# [Task objective]
Write the listing below out again exactly, dropping the images.

# [Given data]
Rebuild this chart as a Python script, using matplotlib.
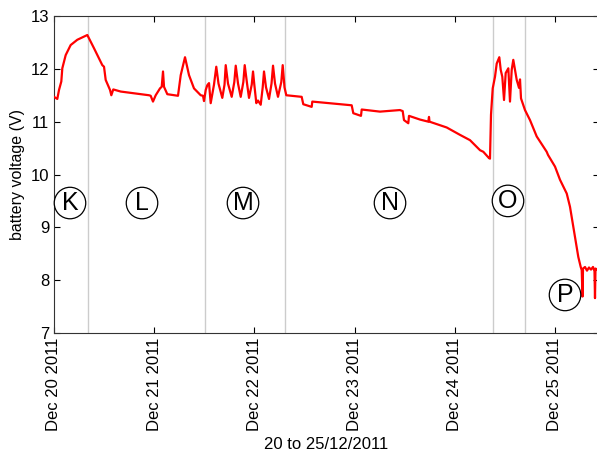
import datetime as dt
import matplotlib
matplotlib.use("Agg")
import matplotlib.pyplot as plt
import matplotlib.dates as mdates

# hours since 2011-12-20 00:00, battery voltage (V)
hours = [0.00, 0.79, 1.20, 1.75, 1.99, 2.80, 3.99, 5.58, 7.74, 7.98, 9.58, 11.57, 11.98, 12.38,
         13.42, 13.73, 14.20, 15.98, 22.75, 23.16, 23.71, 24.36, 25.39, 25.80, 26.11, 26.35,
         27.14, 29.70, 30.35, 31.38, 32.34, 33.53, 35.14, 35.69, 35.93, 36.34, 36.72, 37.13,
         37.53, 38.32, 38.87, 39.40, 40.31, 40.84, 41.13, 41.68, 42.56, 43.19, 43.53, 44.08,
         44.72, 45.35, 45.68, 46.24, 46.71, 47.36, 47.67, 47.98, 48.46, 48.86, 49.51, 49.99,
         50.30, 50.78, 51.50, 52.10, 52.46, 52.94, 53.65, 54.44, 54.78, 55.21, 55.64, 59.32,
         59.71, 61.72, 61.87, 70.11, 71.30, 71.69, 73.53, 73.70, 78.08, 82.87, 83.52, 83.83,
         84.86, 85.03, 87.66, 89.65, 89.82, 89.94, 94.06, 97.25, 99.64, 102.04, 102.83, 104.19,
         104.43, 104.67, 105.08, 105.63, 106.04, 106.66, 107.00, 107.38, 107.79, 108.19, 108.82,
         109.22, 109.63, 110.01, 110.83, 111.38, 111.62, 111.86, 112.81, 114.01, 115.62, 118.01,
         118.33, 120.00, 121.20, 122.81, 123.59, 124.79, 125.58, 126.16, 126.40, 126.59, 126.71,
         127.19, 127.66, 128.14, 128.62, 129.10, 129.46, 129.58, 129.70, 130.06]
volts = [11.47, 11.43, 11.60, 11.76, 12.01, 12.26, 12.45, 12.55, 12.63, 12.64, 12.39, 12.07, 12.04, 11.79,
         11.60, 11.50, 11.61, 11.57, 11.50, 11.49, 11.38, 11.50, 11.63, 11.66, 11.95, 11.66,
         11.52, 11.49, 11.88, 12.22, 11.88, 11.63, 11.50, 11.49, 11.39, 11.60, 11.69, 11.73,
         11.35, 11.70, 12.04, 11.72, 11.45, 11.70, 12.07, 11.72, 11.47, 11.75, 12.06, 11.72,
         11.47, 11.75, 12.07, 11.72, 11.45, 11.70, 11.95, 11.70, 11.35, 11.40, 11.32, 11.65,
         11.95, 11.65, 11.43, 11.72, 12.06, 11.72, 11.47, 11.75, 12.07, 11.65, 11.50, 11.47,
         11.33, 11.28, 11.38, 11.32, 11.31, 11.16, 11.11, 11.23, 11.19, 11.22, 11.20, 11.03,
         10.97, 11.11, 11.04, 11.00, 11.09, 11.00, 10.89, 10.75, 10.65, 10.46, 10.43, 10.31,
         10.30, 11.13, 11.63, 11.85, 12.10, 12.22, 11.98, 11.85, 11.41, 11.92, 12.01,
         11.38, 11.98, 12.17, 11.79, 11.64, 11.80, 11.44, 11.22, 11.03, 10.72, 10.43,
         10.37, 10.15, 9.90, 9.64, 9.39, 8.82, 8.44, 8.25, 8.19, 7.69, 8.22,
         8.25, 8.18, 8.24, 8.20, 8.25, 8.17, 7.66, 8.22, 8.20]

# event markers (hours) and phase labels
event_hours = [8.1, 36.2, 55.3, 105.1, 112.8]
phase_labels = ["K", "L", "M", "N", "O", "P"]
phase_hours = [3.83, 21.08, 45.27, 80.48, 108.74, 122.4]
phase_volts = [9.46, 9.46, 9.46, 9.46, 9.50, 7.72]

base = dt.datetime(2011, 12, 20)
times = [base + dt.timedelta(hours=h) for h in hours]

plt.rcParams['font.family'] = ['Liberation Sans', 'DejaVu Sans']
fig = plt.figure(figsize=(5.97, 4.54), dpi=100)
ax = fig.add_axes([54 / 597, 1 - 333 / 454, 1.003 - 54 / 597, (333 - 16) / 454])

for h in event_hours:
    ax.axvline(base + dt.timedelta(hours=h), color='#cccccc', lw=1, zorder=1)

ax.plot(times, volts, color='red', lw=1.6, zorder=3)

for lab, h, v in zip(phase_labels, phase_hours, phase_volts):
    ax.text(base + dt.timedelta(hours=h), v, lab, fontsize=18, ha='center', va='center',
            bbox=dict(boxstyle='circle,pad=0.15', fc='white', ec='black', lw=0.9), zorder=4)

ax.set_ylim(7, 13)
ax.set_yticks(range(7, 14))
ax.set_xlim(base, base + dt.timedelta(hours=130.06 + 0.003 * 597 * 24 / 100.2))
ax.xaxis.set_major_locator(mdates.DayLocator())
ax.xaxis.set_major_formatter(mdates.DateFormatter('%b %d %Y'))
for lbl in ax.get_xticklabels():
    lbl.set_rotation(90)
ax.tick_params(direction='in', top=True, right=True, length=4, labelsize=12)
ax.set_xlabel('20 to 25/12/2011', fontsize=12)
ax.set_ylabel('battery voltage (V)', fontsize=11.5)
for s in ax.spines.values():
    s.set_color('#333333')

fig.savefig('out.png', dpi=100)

# [Response to the task]
Rebuild this chart as a Python script, using matplotlib.
import datetime as dt
import matplotlib
matplotlib.use("Agg")
import matplotlib.pyplot as plt
import matplotlib.dates as mdates

# hours since 2011-12-20 00:00, battery voltage (V)
hours = [0.00, 0.79, 1.20, 1.75, 1.99, 2.80, 3.99, 5.58, 7.74, 7.98, 9.58, 11.57, 11.98, 12.38,
         13.42, 13.73, 14.20, 15.98, 22.75, 23.16, 23.71, 24.36, 25.39, 25.80, 26.11, 26.35,
         27.14, 29.70, 30.35, 31.38, 32.34, 33.53, 35.14, 35.69, 35.93, 36.34, 36.72, 37.13,
         37.53, 38.32, 38.87, 39.40, 40.31, 40.84, 41.13, 41.68, 42.56, 43.19, 43.53, 44.08,
         44.72, 45.35, 45.68, 46.24, 46.71, 47.36, 47.67, 47.98, 48.46, 48.86, 49.51, 49.99,
         50.30, 50.78, 51.50, 52.10, 52.46, 52.94, 53.65, 54.44, 54.78, 55.21, 55.64, 59.32,
         59.71, 61.72, 61.87, 70.11, 71.30, 71.69, 73.53, 73.70, 78.08, 82.87, 83.52, 83.83,
         84.86, 85.03, 87.66, 89.65, 89.82, 89.94, 94.06, 97.25, 99.64, 102.04, 102.83, 104.19,
         104.43, 104.67, 105.08, 105.63, 106.04, 106.66, 107.00, 107.38, 107.79, 108.19, 108.82,
         109.22, 109.63, 110.01, 110.83, 111.38, 111.62, 111.86, 112.81, 114.01, 115.62, 118.01,
         118.33, 120.00, 121.20, 122.81, 123.59, 124.79, 125.58, 126.16, 126.40, 126.59, 126.71,
         127.19, 127.66, 128.14, 128.62, 129.10, 129.46, 129.58, 129.70, 130.06]
volts = [11.47, 11.43, 11.60, 11.76, 12.01, 12.26, 12.45, 12.55, 12.63, 12.64, 12.39, 12.07, 12.04, 11.79,
         11.60, 11.50, 11.61, 11.57, 11.50, 11.49, 11.38, 11.50, 11.63, 11.66, 11.95, 11.66,
         11.52, 11.49, 11.88, 12.22, 11.88, 11.63, 11.50, 11.49, 11.39, 11.60, 11.69, 11.73,
         11.35, 11.70, 12.04, 11.72, 11.45, 11.70, 12.07, 11.72, 11.47, 11.75, 12.06, 11.72,
         11.47, 11.75, 12.07, 11.72, 11.45, 11.70, 11.95, 11.70, 11.35, 11.40, 11.32, 11.65,
         11.95, 11.65, 11.43, 11.72, 12.06, 11.72, 11.47, 11.75, 12.07, 11.65, 11.50, 11.47,
         11.33, 11.28, 11.38, 11.32, 11.31, 11.16, 11.11, 11.23, 11.19, 11.22, 11.20, 11.03,
         10.97, 11.11, 11.04, 11.00, 11.09, 11.00, 10.89, 10.75, 10.65, 10.46, 10.43, 10.31,
         10.30, 11.13, 11.63, 11.85, 12.10, 12.22, 11.98, 11.85, 11.41, 11.92, 12.01,
         11.38, 11.98, 12.17, 11.79, 11.64, 11.80, 11.44, 11.22, 11.03, 10.72, 10.43,
         10.37, 10.15, 9.90, 9.64, 9.39, 8.82, 8.44, 8.25, 8.19, 7.69, 8.22,
         8.25, 8.18, 8.24, 8.20, 8.25, 8.17, 7.66, 8.22, 8.20]

# event markers (hours) and phase labels
event_hours = [8.1, 36.2, 55.3, 105.1, 112.8]
phase_labels = ["K", "L", "M", "N", "O", "P"]
phase_hours = [3.83, 21.08, 45.27, 80.48, 108.74, 122.4]
phase_volts = [9.46, 9.46, 9.46, 9.46, 9.50, 7.72]

base = dt.datetime(2011, 12, 20)
times = [base + dt.timedelta(hours=h) for h in hours]

plt.rcParams['font.family'] = ['Liberation Sans', 'DejaVu Sans']
fig = plt.figure(figsize=(5.97, 4.54), dpi=100)
ax = fig.add_axes([54 / 597, 1 - 333 / 454, 1.003 - 54 / 597, (333 - 16) / 454])

for h in event_hours:
    ax.axvline(base + dt.timedelta(hours=h), color='#cccccc', lw=1, zorder=1)

ax.plot(times, volts, color='red', lw=1.6, zorder=3)

for lab, h, v in zip(phase_labels, phase_hours, phase_volts):
    ax.text(base + dt.timedelta(hours=h), v, lab, fontsize=18, ha='center', va='center',
            bbox=dict(boxstyle='circle,pad=0.15', fc='white', ec='black', lw=0.9), zorder=4)

ax.set_ylim(7, 13)
ax.set_yticks(range(7, 14))
ax.set_xlim(base, base + dt.timedelta(hours=130.06 + 0.003 * 597 * 24 / 100.2))
ax.xaxis.set_major_locator(mdates.DayLocator())
ax.xaxis.set_major_formatter(mdates.DateFormatter('%b %d %Y'))
for lbl in ax.get_xticklabels():
    lbl.set_rotation(90)
ax.tick_params(direction='in', top=True, right=True, length=4, labelsize=12)
ax.set_xlabel('20 to 25/12/2011', fontsize=12)
ax.set_ylabel('battery voltage (V)', fontsize=11.5)
for s in ax.spines.values():
    s.set_color('#333333')

fig.savefig('out.png', dpi=100)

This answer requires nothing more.